Qualcosa mi investì proprio in quel momento, qualcosa che posso solo descrivere come un miracolo. Sentii che ero là, disteso nel caldo e nel vomito, per scoprire se avevo il coraggio di fare una cosa che al momento sembrava impossibile.
In quel momento otto chilometri mi sembravano cinquecento.
Eppure, con il pensiero, compresi che potevo trasformare quella situazione in un’opportunità positiva e crescere come essere umano, trascendendo le condizioni fisiche. Nel mio corpo avvenne una vera e propria metamorfosi.
Tutto d’un tratto, nell’istante in cui mi permisi di sfruttare l’opportunità di scoprire di quanta forza disponevo, dallo stato di completo esaurimento in cui mi trovavo, cominciai a sentirmi forte.
Mi tirai su, dissi agli infermieri dell’ambulanza di aiutare qualcun altro e mi avviai verso il traguardo a otto chilometri di distanza. Entrando in Atene mi accorsi che le difficoltà non erano ancora finite.
La strada non era stata chiusa al traffico e quindi dovevamo correre sulla striscia centrale della bretella dell’autostrada, con le auto che ci passavano accanto, e i poliziotti che tentavano di tenerle lontano.
Eravamo avvolti dai fumi più velenosi che avessi respirato in vita mia.
Le auto cambiavano corsia proprio di fronte a noi che correvamo e i guidatori ignoravano le suppliche degli agenti che tentavano di dirigere il traffico; il caldo aumentava.
Eppure, davanti a ogni nuovo ostacolo, la mia determinazione sembrava rafforzarsi, le gambe non mi tremavano più e i crampi erano cessati.
Conclusi la gara. Arrivai al traguardo nonostante avessi passato quasi mezz’ora sdraiato a terra.
Finii nel primo terzo dei concorrenti che avevano concluso la competizione, complessivamente la mia classificazione migliore, anche se con il tempo più alto di tutte le altre gare cui avevo partecipato.
Ma il tempo non importava, e neppure le congratulazioni e le medaglie.

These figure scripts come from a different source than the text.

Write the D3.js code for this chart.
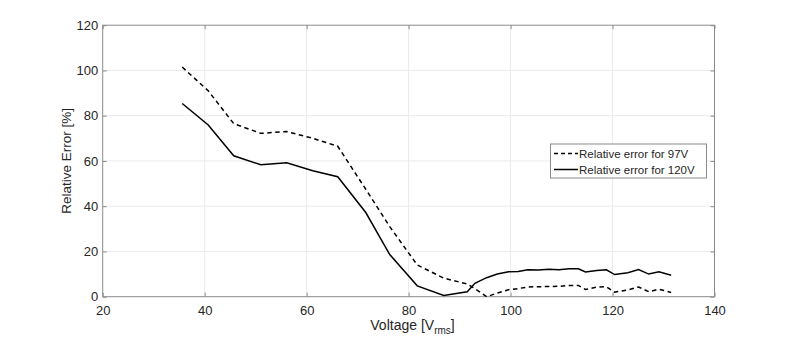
<!DOCTYPE html>
<html>
<head>
<meta charset="utf-8">
<script src="https://cdn.jsdelivr.net/npm/d3@7"></script>
<style>
  body { margin: 0; background: #fff; }
  svg text { font-family: "Liberation Sans", Arial, sans-serif; fill: #262626; }
</style>
</head>
<body>
<svg id="chart" width="789" height="342"></svg>
<script>
const voltage = [35.6, 40.7, 45.7, 51.0, 56.1, 61.2, 66.1, 71.6, 76.3, 81.7, 86.9, 91.5, 93.0, 95.3, 97.4, 99.6, 101.5, 103.4, 105.5, 107.5, 109.5, 111.5, 113.3, 114.7, 116.9, 118.8, 120.4, 123.0, 125.1, 127.1, 129.1, 131.5];
const err97 = [101.5, 91.0, 76.5, 72.2, 73.0, 70.0, 66.5, 47.5, 31.0, 14.0, 8.2, 5.6, 3.6, 0.0, 1.6, 3.1, 3.6, 4.3, 4.4, 4.5, 4.6, 5.0, 5.0, 3.2, 4.2, 4.4, 2.0, 3.0, 4.3, 2.2, 3.3, 1.9];
const err120 = [85.4, 75.9, 62.3, 58.3, 59.2, 55.7, 53.0, 37.2, 18.6, 4.8, 0.5, 2.2, 5.9, 8.4, 10.0, 11.0, 11.1, 11.9, 11.8, 12.1, 11.9, 12.3, 12.3, 10.9, 11.6, 11.9, 9.8, 10.6, 12.0, 10.0, 11.0, 9.5];
const xTicks = [20, 40, 60, 80, 100, 120, 140];
const yTicks = [0, 20, 40, 60, 80, 100, 120];
const seriesNames = ["Relative error for 97V", "Relative error for 120V"];

const svg = d3.select("#chart");
const pL = 102.7, pR = 714.5, pT = 25.2, pB = 296.7;
const x = d3.scaleLinear().domain([20, 140]).range([pL, pR]);
const y = d3.scaleLinear().domain([0, 120]).range([pB, pT]);

const axisColor = "#8a8a8a";
const gridColor = "#ebebeb";

// grid
const g = svg.append("g");
g.selectAll(".gx").data(xTicks.slice(1, -1)).enter().append("line")
  .attr("x1", d => x(d)).attr("x2", d => x(d)).attr("y1", pT).attr("y2", pB)
  .attr("stroke", gridColor).attr("stroke-width", 1);
g.selectAll(".gy").data(yTicks.slice(1, -1)).enter().append("line")
  .attr("y1", d => y(d)).attr("y2", d => y(d)).attr("x1", pL).attr("x2", pR)
  .attr("stroke", gridColor).attr("stroke-width", 1);

// axes with inward ticks
const tl = 4;
const xAxisB = d3.axisBottom(x).tickValues(xTicks).tickSize(-tl).tickPadding(9);
const xAxisT = d3.axisTop(x).tickValues(xTicks).tickSize(-tl).tickFormat("");
const yAxisL = d3.axisLeft(y).tickValues(yTicks).tickSize(-tl).tickPadding(4.5);
const yAxisR = d3.axisRight(y).tickValues(yTicks).tickSize(-tl).tickFormat("");

function style(sel) {
  sel.select(".domain").remove();
  sel.selectAll(".tick line").attr("stroke", axisColor);
  sel.selectAll(".tick text").attr("fill", "#262626").style("font-size", "13px")
     .style("font-family", "'Liberation Sans', Arial, sans-serif");
}
svg.append("g").attr("transform", `translate(0,${pB})`).call(xAxisB).call(style);
svg.append("g").attr("transform", `translate(0,${pT})`).call(xAxisT).call(style);
svg.append("g").attr("transform", `translate(${pL},0)`).call(yAxisL).call(style);
svg.append("g").attr("transform", `translate(${pR},0)`).call(yAxisR).call(style);

// box
svg.append("rect").attr("x", pL).attr("y", pT).attr("width", pR - pL).attr("height", pB - pT)
  .attr("fill", "none").attr("stroke", axisColor).attr("stroke-width", 1);

// lines
const line = d3.line().x(d => x(d[0])).y(d => y(d[1]));
const d97 = voltage.map((v, i) => [v, err97[i]]);
const d120 = voltage.map((v, i) => [v, err120[i]]);
svg.append("path").datum(d97).attr("d", line).attr("fill", "none")
  .attr("stroke", "#000").attr("stroke-width", 1.5).attr("stroke-dasharray", "4.5,3.5");
svg.append("path").datum(d120).attr("d", line).attr("fill", "none")
  .attr("stroke", "#000").attr("stroke-width", 1.5);

// axis labels
svg.append("text").attr("x", 412.5).attr("y", 330).attr("text-anchor", "middle")
  .style("font-size", "14px")
  .html('Voltage [V<tspan dy="4" style="font-size:10px">rms</tspan><tspan dy="-4">]</tspan>');
svg.append("text").attr("transform", `translate(70.5,${(pT + pB) / 2}) rotate(-90)`)
  .attr("text-anchor", "middle").style("font-size", "13.5px").text("Relative Error [%]");

// legend
const lg = svg.append("g");
lg.append("rect").attr("x", 550.5).attr("y", 144).attr("width", 156).attr("height", 34)
  .attr("fill", "#fff").attr("stroke", axisColor).attr("stroke-width", 1);
const rows = [{name: seriesNames[0], dash: "4,3"}, {name: seriesNames[1], dash: null}];
rows.forEach((r, i) => {
  const cy = 153.5 + i * 16;
  lg.append("line").attr("x1", 554).attr("x2", 578).attr("y1", cy).attr("y2", cy)
    .attr("stroke", "#000").attr("stroke-width", 1.5).attr("stroke-dasharray", r.dash);
  lg.append("text").attr("x", 579).attr("y", cy + 4).style("font-size", "11.5px").text(r.name);
});
</script>
</body>
</html>
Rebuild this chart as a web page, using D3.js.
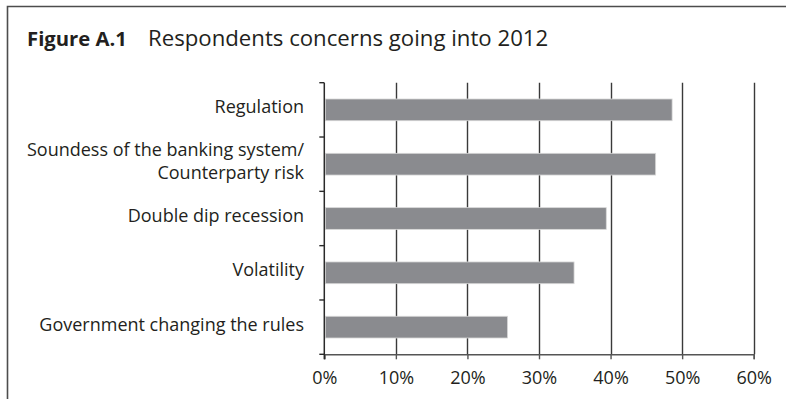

Avevo imparato qualcosa di prezioso su me stesso, e non avrei dovuto aspettare molti anni per sapere quale grazia ci fosse in quella sofferenza. Questo breve verso tratto da Reflections From the Saul (Riflessioni dall’anima) di Raymond riassume bene i miei pensieri:
Dal fango i bei fiori di loto dai travagli qualcosa più alto si libera.
Quando possiamo afferrare qualcosa di più alto nel momento stesso in cui viviamo l’esperienza, progrediamo sulla strada che ci porta al terzo e ultimo stadio del risveglio spirituale, la fase della pura sincronicità, in cui giochiamo un ruolo molto più attivo nella creazione del nostro mondo.